• _DATA SECTION_
▼

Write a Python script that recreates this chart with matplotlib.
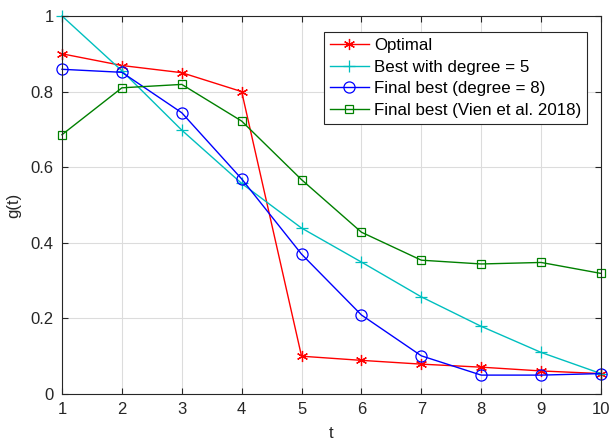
import matplotlib
matplotlib.use("Agg")
import matplotlib.pyplot as plt

plt.rcParams["font.family"] = ["Liberation Sans", "DejaVu Sans"]

# Data
t = [1, 2, 3, 4, 5, 6, 7, 8, 9, 10]
optimal = [0.90, 0.869, 0.85, 0.80, 0.10, 0.089, 0.079, 0.071, 0.061, 0.054]
best_deg5 = [1.0, 0.855, 0.698, 0.557, 0.439, 0.349, 0.257, 0.179, 0.11, 0.054]
final_deg8 = [0.859, 0.851, 0.744, 0.569, 0.37, 0.209, 0.101, 0.05, 0.05, 0.054]
final_vien = [0.686, 0.81, 0.819, 0.722, 0.567, 0.428, 0.354, 0.344, 0.348, 0.319]

labels = ["Optimal", "Best with degree = 5", "Final best (degree = 8)",
          "Final best (Vien et al. 2018)"]

AX_COLOR = "#262626"

fig = plt.figure(figsize=(6.12, 4.43), dpi=100)
ax = fig.add_axes([0.1013, 0.1106, 0.8807, 0.8533])

ax.plot(t, optimal, color="red", lw=1.0, marker=(6, 2, 0), ms=8, mew=0.9,
        clip_on=False, label=labels[0])
ax.plot(t, best_deg5, color="#00BFBF", lw=1.0, marker="+", ms=8, mew=0.9,
        clip_on=False, label=labels[1])
ax.plot(t, final_deg8, color="blue", lw=1.0, marker="o", ms=8, mfc="none", mew=0.9,
        clip_on=False, label=labels[2])
ax.plot(t, final_vien, color="green", lw=1.0, marker="s", ms=6, mfc="none", mew=0.9,
        clip_on=False, label=labels[3])

ax.set_xlim(1, 10)
ax.set_ylim(0, 1)
ax.set_xticks(range(1, 11))
ax.set_yticks([0, 0.2, 0.4, 0.6, 0.8, 1])
ax.set_yticklabels(["0", "0.2", "0.4", "0.6", "0.8", "1"])
ax.grid(True, color="#DCDCDC", lw=0.8)
ax.set_axisbelow(True)
ax.tick_params(direction="in", top=True, right=True, length=4, width=0.8,
               colors=AX_COLOR, labelsize=12, pad=6)
for s in ax.spines.values():
    s.set_color(AX_COLOR)
    s.set_linewidth(0.8)

ax.set_xlabel("t", fontsize=12, color=AX_COLOR, labelpad=6)
ax.set_ylabel("g(t)", fontsize=12, color=AX_COLOR, labelpad=7)

leg = ax.legend(loc="upper right", bbox_to_anchor=(0.974, 0.958), fontsize=12.2,
                fancybox=False, framealpha=1, edgecolor=AX_COLOR,
                handlelength=2.3, handletextpad=0.3, borderpad=0.35,
                labelspacing=0.4, borderaxespad=0)
leg.get_frame().set_linewidth(0.8)

fig.savefig("out.png", dpi=100)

▲

Please extract exactly the lines of the data, from the first through the line containing "ax = fig.add_axes([0.1013, 0.1106, 0.8807, 0.8533])", and add no pictures to the copy.

• _PROBLEM SOLUTION_
Write a Python script that recreates this chart with matplotlib.
import matplotlib
matplotlib.use("Agg")
import matplotlib.pyplot as plt

plt.rcParams["font.family"] = ["Liberation Sans", "DejaVu Sans"]

# Data
t = [1, 2, 3, 4, 5, 6, 7, 8, 9, 10]
optimal = [0.90, 0.869, 0.85, 0.80, 0.10, 0.089, 0.079, 0.071, 0.061, 0.054]
best_deg5 = [1.0, 0.855, 0.698, 0.557, 0.439, 0.349, 0.257, 0.179, 0.11, 0.054]
final_deg8 = [0.859, 0.851, 0.744, 0.569, 0.37, 0.209, 0.101, 0.05, 0.05, 0.054]
final_vien = [0.686, 0.81, 0.819, 0.722, 0.567, 0.428, 0.354, 0.344, 0.348, 0.319]

labels = ["Optimal", "Best with degree = 5", "Final best (degree = 8)",
          "Final best (Vien et al. 2018)"]

AX_COLOR = "#262626"

fig = plt.figure(figsize=(6.12, 4.43), dpi=100)
ax = fig.add_axes([0.1013, 0.1106, 0.8807, 0.8533])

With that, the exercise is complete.